The seniors earn elective credits and are accepted into the program by application. They spend five to seven hours per week away from their home high school and at the mall workspace, sponsored by Maryville University.

“You have this opportunity to create a business at 17 or 18 years old. How cool is that?” said Lorna Dalton, another senior from Parkway South.

Christopher Young, high school division director for DECA, a nonprofit with programs across the nation and the world to prepare students to become business leaders, said Parkway’s program is part of the trend toward more entrepreneurial instruction in high schools.

“Before, it was a unit covered in a business or marketing class, now it’s a very focused specialized program,” Young said.

It is also an example of how the business community and education can partner to produce personalized learning experiences that educate the workforce of the future, especially in high skill, high demand jobs, district officials and partners say. The Spark! program also has tracks in health sciences and teaching and learning, with dual credit for college.

For the business incubator, it was important for the space to allow an experience outside of school — somewhere that would inspire creativity and give students the needed focus, said Xanthe Meyer, teacher and director of the incubator program.

The former space once occupied by a Pottery Barn Kids store now has large bean bag sofas, bright colors and a coffee bar, far from the gray cubicles pictured by some of the students before they started. Getting out of school to work in a cool space helps keep the energy up for their projects, but it also helps with collaboration, a key part of the program, Meyer said.

“When they leave school, they leave the drama and everything else there, too,” Meyer said.

Moving from group to group offering advice, encouragement and some tough love if needed, are those who have conquered the business world and started their own successful businesses.

“The network they’re building, it’s invaluable,” said Tony Spielberg, president of Red Label Accessories, who comes in to coach and give the students feedback. A Parkway Central graduate, he was glad to volunteer to give students this kind of opportunity. “They are so ahead of the game.”

The teenagers network with CEOs and other top business executives in their workspace, they also are required to attend networking events in the St. Louis area and meet a set goal – “5 for 5,” meaning you give out five business cards and get five from others.
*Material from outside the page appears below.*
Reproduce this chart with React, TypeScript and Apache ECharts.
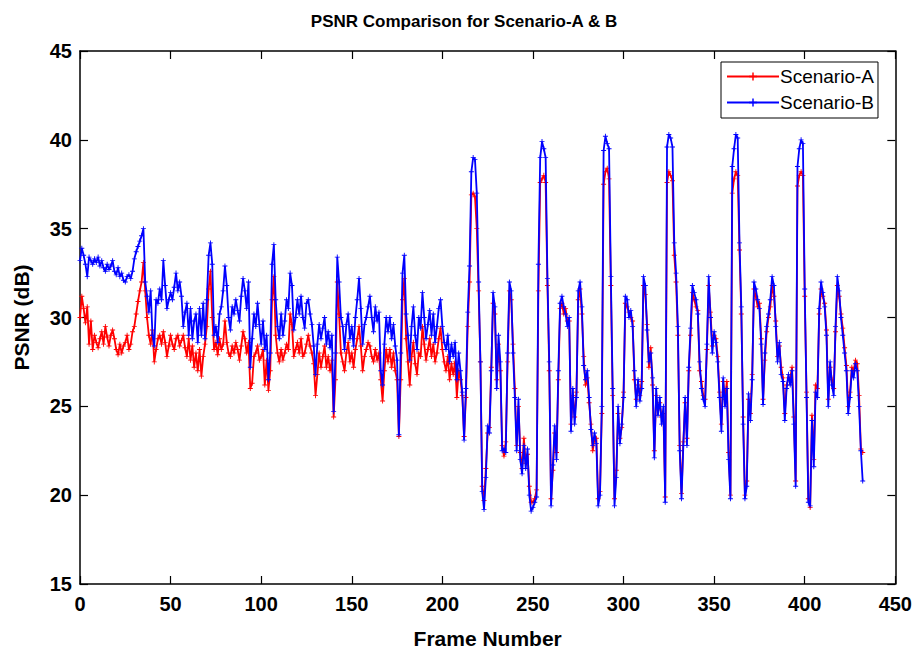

Students say it pushes them out of their comfort zone, but it has increased their confidence.

“The experience is one of a kind for us as high schoolers. We are able to get our foot out the door,” said Arends, who helped develop the website, BeyondBabysitting.net.

Students learn how to take risks, how to get feedback from the marketplace and make adjustments. On a recent day, Arends and Olderman were talking with mentor Kevin Meuret about what would be the best way to show available babysitters on their site after hearing that a potential customer found it confusing. Meuret sensed their frustration.

“Remember, there are things we can control and things we can’t,” he said. “We want to focus on what we can control.”

These types of experiences, with students actually owning and operating their own business, are a great opportunity for the next generation of business leaders, said Young, the DECA staffer. And the timing is good, because most teenagers don’t have to worry about making enough profit to pay a mortgage or debt.

“They have new ideas, they have new tools that didn’t exist ... even a year ago. The barriers to entry are much less now than they used to be,” Young said. “It makes it a good time to explore it, no doubt, with the technology available and the notion that they are at a low risk point in their life.”

Annalise Ruzicka said her parents were worried that she would have one of those “senior slide” years, where students coast, rather than push themselves, through what remains of high school after college acceptances and scholarships already have been secured.

Ruzicka is one of the students from Parkway North High School working on the idea for a popcorn straw, which attaches to the butter dispenser at a movie theater and has holes from top to bottom to evenly dispense butter.

She said the incubator experience did the opposite, motivating her in a way she hadn’t been before.

“My parents say it saved my senior year,” Ruzicka said. “It totally beat my expectations.”